The government is eager to retain a degree of food security, especially in grain, but few people want to farm and even fewer in low-value cereal cropping. A major hindrance to the modernisation of farming is the household registration (hukou) system that prevents rural people from settling permanently in cities. They hang onto their land-use rights in the village as insurance should they be expelled from the city, and that inhibits the consolidation of plots and the adoption of more efficient farming.

 

It’s hard to work out if we’re still at the early stages of modernisation or whether the trend and impetus have peaked. Obviously, there are still many things to do, to improve – what would your wish list of economic change in China be for the next 5-10 years?

Any humane observer of China would wish to see China continue to develop and its people share in a higher standard of living. Over the past 40 years, pundits have mostly got China wrong: who in 1980 would have imagined the growth and change to come, let alone the Communist Party overseeing a market-led transformation of Chinese socialism?

The challenge for economic change is not economic but political. To enable innovation to grow the economy, tackle the environment and improve the standard of living, China will need to reform the state sector. Instead, state Goliaths are strengthened and the private sector reigned in.
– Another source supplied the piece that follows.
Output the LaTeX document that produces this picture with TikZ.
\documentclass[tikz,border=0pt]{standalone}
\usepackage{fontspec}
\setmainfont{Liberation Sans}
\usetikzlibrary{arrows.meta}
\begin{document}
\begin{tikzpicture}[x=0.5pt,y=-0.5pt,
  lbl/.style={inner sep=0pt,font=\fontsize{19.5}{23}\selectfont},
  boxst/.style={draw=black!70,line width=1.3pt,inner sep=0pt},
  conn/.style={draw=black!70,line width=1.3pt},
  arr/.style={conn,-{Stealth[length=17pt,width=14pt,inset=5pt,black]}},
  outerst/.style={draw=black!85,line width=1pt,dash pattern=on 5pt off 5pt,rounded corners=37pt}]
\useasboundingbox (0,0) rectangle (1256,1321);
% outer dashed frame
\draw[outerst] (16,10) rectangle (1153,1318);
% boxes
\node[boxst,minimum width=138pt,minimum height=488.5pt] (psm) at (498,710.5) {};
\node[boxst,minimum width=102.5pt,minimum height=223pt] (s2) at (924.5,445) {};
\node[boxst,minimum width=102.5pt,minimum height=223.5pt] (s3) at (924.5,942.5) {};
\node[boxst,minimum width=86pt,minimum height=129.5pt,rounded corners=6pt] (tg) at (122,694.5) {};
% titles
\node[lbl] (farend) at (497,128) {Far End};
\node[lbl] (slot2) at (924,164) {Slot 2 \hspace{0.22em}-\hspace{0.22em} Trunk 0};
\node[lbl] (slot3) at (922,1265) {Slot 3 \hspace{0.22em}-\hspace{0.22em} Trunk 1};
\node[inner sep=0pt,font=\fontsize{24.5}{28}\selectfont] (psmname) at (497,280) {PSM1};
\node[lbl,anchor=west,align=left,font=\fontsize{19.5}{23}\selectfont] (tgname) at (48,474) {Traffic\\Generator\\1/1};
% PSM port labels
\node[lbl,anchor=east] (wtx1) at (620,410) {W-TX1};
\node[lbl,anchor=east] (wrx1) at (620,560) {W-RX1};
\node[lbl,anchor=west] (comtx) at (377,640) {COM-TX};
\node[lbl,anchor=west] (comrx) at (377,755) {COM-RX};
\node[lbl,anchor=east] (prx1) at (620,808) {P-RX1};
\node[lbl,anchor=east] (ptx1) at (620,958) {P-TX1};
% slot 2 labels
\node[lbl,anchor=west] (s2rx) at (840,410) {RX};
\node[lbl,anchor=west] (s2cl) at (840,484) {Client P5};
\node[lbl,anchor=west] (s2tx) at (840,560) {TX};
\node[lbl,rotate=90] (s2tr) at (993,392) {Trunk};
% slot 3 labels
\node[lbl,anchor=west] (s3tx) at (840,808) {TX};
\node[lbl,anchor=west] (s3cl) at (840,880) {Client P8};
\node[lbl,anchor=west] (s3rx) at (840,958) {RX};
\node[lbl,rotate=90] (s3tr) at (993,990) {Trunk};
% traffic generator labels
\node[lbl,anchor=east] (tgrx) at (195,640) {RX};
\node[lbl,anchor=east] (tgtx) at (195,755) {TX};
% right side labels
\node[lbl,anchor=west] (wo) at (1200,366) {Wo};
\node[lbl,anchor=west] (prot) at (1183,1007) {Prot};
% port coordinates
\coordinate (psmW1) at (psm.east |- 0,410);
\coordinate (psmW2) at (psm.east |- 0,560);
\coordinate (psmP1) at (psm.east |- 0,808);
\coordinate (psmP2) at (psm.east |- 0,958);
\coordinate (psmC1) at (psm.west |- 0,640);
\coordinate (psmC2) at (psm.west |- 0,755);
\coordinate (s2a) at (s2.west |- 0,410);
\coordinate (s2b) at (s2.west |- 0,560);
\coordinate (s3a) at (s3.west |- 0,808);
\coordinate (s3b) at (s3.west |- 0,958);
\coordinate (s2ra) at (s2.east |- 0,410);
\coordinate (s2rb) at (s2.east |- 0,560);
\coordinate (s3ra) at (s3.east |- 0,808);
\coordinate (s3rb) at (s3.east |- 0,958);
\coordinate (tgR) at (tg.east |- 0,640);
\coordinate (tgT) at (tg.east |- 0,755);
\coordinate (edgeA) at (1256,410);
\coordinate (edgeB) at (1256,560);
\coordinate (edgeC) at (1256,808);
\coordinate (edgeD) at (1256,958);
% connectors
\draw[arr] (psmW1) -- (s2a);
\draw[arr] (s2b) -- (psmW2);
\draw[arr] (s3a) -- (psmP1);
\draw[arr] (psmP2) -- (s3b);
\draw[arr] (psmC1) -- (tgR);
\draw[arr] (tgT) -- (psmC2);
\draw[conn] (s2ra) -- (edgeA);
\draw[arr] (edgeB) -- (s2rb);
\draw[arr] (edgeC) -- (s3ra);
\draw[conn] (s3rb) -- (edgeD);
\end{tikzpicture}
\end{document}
Enforcement of competition laws recently against Alibaba, Tencent, Meituan and others, which was long overdue, is not just about improving the market, but about social control and disciplining Big Tech and the many private sector billionaires whose wealth and charisma, such as that of Jack Ma, potentially could become an independent opposition to the party. At the end of the day, party political survival will trump good economic policy, as it does even in liberal democracies when vested interests get the ear of a PM or President.